Track down the lines that contain "chart" and copy them.

## [DATASET EXCERPT]
######

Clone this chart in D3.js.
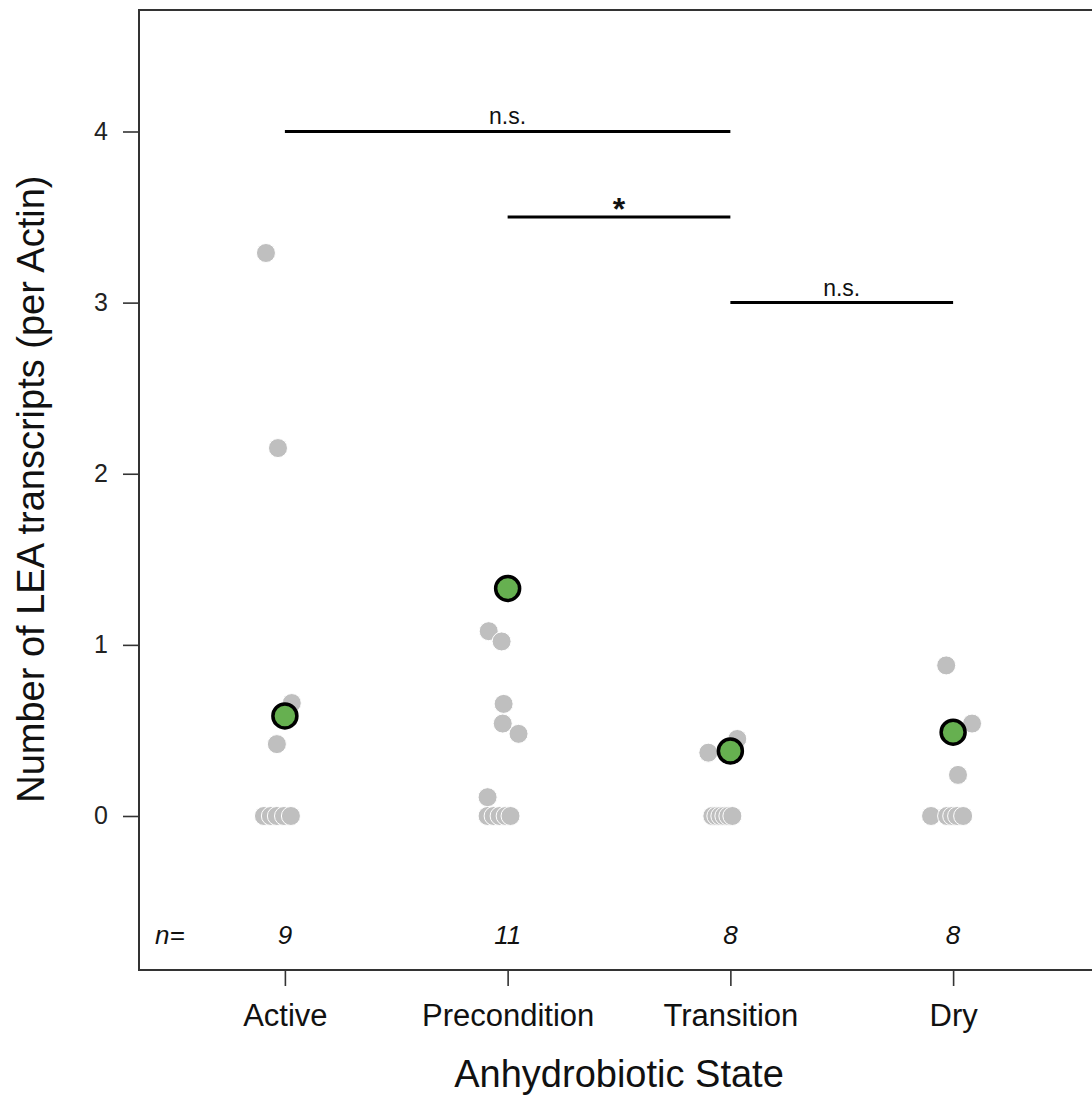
<!DOCTYPE html>
<html>
<head>
<meta charset="utf-8">
<script src="https://cdn.jsdelivr.net/npm/d3@7"></script>
<style>
  html, body { margin: 0; padding: 0; background: #fff; }
  svg { display: block; font-family: Arial, "Liberation Sans", sans-serif; }
</style>
</head>
<body>
<svg id="chart" width="1092" height="1096"></svg>
<script>
// ---- data ----
const categories = ["Active", "Precondition", "Transition", "Dry"];
const sampleSizes = ["9", "11", "8", "8"];
const activeValues = [3.29, 2.15, 0.66, 0.42, 0, 0, 0, 0, 0];
const activeJitter = [-0.085, -0.031, 0.031, -0.036, -0.094, -0.063, -0.036, -0.004, 0.027];
const preconditionValues = [1.08, 1.02, 0.655, 0.54, 0.48, 0.11, 0, 0, 0, 0, 0];
const preconditionJitter = [-0.085, -0.027, -0.018, -0.022, 0.049, -0.09, -0.09, -0.063, -0.036, -0.009, 0.013];
const transitionValues = [0.37, 0.45, 0, 0, 0, 0, 0, 0];
const transitionJitter = [-0.099, 0.031, -0.081, -0.063, -0.045, -0.027, -0.009, 0.009];
const dryValues = [0.88, 0.54, 0.24, 0, 0, 0, 0, 0];
const dryJitter = [-0.031, 0.085, 0.022, -0.099, -0.027, -0.004, 0.018, 0.045];
const groupMeans = [0.585, 1.33, 0.38, 0.49];
const yTicks = [0, 1, 2, 3, 4];
// significance brackets: [from category index, to category index, y value, label]
const bracketFrom = [0, 1, 2];
const bracketTo = [2, 2, 3];
const bracketY = [4, 3.5, 3];
const bracketLabels = ["n.s.", "*", "n.s."];

const groups = [
  { values: activeValues, jitter: activeJitter },
  { values: preconditionValues, jitter: preconditionJitter },
  { values: transitionValues, jitter: transitionJitter },
  { values: dryValues, jitter: dryJitter }
];

// ---- layout ----
const svg = d3.select("#chart");
const x = d3.scaleLinear().domain([0.345, 4.655]).range([139, 1099]);
const y = d3.scaleLinear().domain([-0.9, 4.71]).range([970, 10]);

// plot box
svg.append("rect")
  .attr("x", x(0.345)).attr("y", y(4.71))
  .attr("width", x(4.655) - x(0.345)).attr("height", y(-0.9) - y(4.71))
  .attr("fill", "none").attr("stroke", "#333").attr("stroke-width", 2);

// y axis
const yAxis = d3.axisLeft(y).tickValues(yTicks).tickSize(16).tickPadding(15).tickFormat(d3.format("d"));
const gy = svg.append("g").attr("transform", `translate(${x(0.345)},0)`).call(yAxis);
gy.select(".domain").remove();
gy.selectAll(".tick line").attr("stroke", "#333").attr("stroke-width", 1.6);
gy.selectAll(".tick text").attr("font-size", 25).attr("fill", "#222")
  .attr("font-family", "Arial, 'Liberation Sans', sans-serif");

// x axis
const xAxis = d3.axisBottom(x).tickValues([1, 2, 3, 4]).tickSize(16).tickPadding(18)
  .tickFormat((d, i) => categories[i]);
const gx = svg.append("g").attr("transform", `translate(0,${y(-0.9)})`).call(xAxis);
gx.select(".domain").remove();
gx.selectAll(".tick line").attr("stroke", "#333").attr("stroke-width", 1.6);
gx.selectAll(".tick text").attr("font-size", 31).attr("fill", "#111")
  .attr("font-family", "Arial, 'Liberation Sans', sans-serif");

// axis titles
svg.append("text")
  .attr("transform", `translate(44,${y(1.91)}) rotate(-90)`)
  .attr("text-anchor", "middle").attr("font-size", 38).attr("fill", "#111")
  .text("Number of LEA transcripts (per Actin)");
svg.append("text")
  .attr("x", (x(1) + x(4)) / 2).attr("y", 1087)
  .attr("text-anchor", "middle").attr("font-size", 38).attr("fill", "#111")
  .text("Anhydrobiotic State");

// gray points
groups.forEach((g, gi) => {
  svg.append("g").selectAll("circle")
    .data(g.values.map((v, i) => ({ v, j: g.jitter[i] })))
    .join("circle")
    .attr("cx", d => x(gi + 1 + d.j))
    .attr("cy", d => y(d.v))
    .attr("r", 9.5)
    .attr("fill", "#bfbfbf")
    .attr("stroke", "#ffffff")
    .attr("stroke-width", 1);
});

// mean points
svg.append("g").selectAll("circle")
  .data(groupMeans)
  .join("circle")
  .attr("cx", (d, i) => x(i + 1))
  .attr("cy", d => y(d))
  .attr("r", 12)
  .attr("fill", "#66b050")
  .attr("stroke", "#000")
  .attr("stroke-width", 3.5);

// significance brackets
bracketY.forEach((yv, i) => {
  const x1 = x(bracketFrom[i] + 1), x2 = x(bracketTo[i] + 1);
  svg.append("line")
    .attr("x1", x1).attr("x2", x2).attr("y1", y(yv)).attr("y2", y(yv))
    .attr("stroke", "#000").attr("stroke-width", 3);
  const isStar = bracketLabels[i] === "*";
  svg.append("text")
    .attr("x", (x1 + x2) / 2)
    .attr("y", isStar ? y(yv) + 3 : y(yv) - 7)
    .attr("text-anchor", "middle")
    .attr("font-size", isStar ? 32 : 23)
    .attr("font-weight", isStar ? "bold" : "normal")
    .attr("fill", "#111")
    .text(bracketLabels[i]);
});

// sample sizes
svg.append("text")
  .attr("x", 155).attr("y", y(-0.75))
  .attr("font-size", 26).attr("font-style", "italic").attr("fill", "#111")
  .text("n=");
svg.append("g").selectAll("text")
  .data(sampleSizes)
  .join("text")
  .attr("x", (d, i) => x(i + 1))
  .attr("y", y(-0.75))
  .attr("text-anchor", "middle")
  .attr("font-size", 26).attr("font-style", "italic").attr("fill", "#111")
  .text(d => d);
</script>
</body>
</html>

######

## [THE ANSWER]
Clone this chart in D3.js.
<svg id="chart" width="1092" height="1096"></svg>
const svg = d3.select("#chart");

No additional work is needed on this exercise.